**Do this**:
Find the lines of data that contain the string "React", then list them.
****
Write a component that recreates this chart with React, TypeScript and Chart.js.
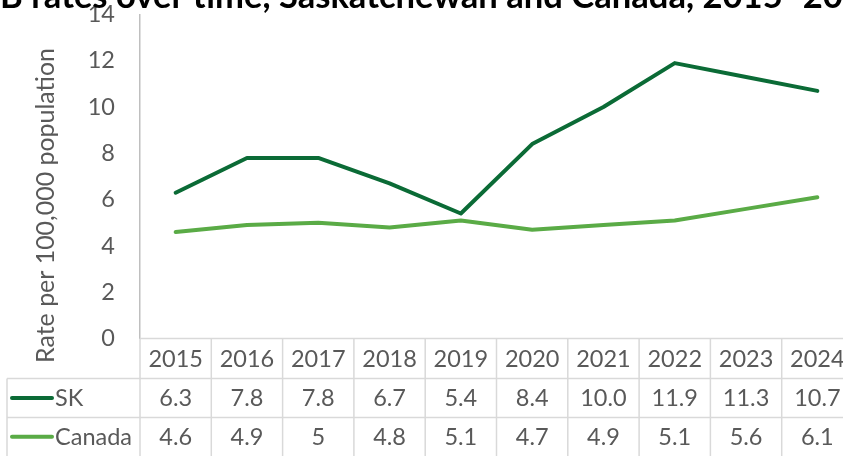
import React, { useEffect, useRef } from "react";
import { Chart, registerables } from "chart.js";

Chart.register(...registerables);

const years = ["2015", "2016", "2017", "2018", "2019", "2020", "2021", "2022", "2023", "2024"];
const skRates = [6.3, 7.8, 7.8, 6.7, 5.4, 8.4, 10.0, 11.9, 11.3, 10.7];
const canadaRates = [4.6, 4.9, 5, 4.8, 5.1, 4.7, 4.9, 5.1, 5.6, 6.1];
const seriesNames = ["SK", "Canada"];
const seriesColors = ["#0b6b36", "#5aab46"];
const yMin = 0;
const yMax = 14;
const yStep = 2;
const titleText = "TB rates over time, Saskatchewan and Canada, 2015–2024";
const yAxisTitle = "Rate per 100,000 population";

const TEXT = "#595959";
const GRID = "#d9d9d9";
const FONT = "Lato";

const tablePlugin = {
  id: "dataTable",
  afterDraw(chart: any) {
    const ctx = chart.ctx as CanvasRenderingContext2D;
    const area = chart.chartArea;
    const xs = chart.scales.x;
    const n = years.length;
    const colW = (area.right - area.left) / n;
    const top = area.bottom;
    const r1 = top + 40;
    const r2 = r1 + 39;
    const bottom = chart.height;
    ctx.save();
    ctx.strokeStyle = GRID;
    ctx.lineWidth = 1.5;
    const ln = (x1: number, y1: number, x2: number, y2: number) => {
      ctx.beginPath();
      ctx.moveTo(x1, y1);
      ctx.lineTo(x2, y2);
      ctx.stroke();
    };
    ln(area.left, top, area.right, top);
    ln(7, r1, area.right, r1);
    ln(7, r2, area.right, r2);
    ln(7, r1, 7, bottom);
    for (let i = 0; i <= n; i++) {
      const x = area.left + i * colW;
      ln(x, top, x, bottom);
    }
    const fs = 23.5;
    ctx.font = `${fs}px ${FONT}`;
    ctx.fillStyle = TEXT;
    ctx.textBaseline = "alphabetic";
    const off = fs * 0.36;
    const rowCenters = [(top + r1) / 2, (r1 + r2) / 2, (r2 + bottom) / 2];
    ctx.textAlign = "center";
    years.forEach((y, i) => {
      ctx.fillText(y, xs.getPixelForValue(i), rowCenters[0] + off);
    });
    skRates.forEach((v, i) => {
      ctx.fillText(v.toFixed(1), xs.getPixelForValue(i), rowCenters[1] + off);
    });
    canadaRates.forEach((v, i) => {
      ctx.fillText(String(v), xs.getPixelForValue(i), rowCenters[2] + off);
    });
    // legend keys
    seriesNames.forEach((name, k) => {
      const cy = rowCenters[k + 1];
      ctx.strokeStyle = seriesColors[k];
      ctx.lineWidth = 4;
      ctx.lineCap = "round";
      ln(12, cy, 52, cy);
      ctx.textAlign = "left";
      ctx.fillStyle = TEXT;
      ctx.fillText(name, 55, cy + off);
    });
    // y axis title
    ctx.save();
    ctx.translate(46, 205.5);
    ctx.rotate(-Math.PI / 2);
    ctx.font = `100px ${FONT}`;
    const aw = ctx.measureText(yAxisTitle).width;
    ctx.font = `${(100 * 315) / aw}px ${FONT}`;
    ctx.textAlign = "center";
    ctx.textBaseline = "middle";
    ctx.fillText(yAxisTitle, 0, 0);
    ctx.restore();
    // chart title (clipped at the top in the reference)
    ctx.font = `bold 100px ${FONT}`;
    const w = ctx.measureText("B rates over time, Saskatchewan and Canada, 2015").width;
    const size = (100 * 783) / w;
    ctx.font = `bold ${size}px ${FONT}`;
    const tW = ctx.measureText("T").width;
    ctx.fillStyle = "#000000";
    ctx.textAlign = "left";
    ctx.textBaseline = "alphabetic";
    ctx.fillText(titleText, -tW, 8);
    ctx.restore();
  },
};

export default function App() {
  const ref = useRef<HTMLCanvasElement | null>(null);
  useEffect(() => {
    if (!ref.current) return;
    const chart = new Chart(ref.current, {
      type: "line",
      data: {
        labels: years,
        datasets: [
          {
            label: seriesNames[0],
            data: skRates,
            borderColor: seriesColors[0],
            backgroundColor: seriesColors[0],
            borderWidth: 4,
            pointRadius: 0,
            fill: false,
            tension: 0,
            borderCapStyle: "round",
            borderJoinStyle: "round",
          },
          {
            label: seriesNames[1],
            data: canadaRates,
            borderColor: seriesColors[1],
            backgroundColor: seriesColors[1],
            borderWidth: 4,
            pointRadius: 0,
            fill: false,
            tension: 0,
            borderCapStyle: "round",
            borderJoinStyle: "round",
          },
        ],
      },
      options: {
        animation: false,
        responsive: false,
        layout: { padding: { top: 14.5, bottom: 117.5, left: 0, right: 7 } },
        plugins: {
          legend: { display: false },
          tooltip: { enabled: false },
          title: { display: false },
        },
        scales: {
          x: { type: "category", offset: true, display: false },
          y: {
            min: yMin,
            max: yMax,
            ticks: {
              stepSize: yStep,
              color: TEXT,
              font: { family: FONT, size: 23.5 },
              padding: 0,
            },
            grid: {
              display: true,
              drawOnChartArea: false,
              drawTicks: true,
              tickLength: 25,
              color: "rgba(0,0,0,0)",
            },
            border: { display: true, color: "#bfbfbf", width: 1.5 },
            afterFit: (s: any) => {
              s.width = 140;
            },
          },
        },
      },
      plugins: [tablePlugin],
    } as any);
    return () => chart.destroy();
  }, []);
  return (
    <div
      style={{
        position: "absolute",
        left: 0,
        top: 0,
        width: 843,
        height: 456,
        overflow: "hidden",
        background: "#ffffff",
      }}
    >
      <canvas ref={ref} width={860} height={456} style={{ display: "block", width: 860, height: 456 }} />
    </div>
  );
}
****
**The result**:
Write a component that recreates this chart with React, TypeScript and Chart.js.
import React, { useEffect, useRef } from "react";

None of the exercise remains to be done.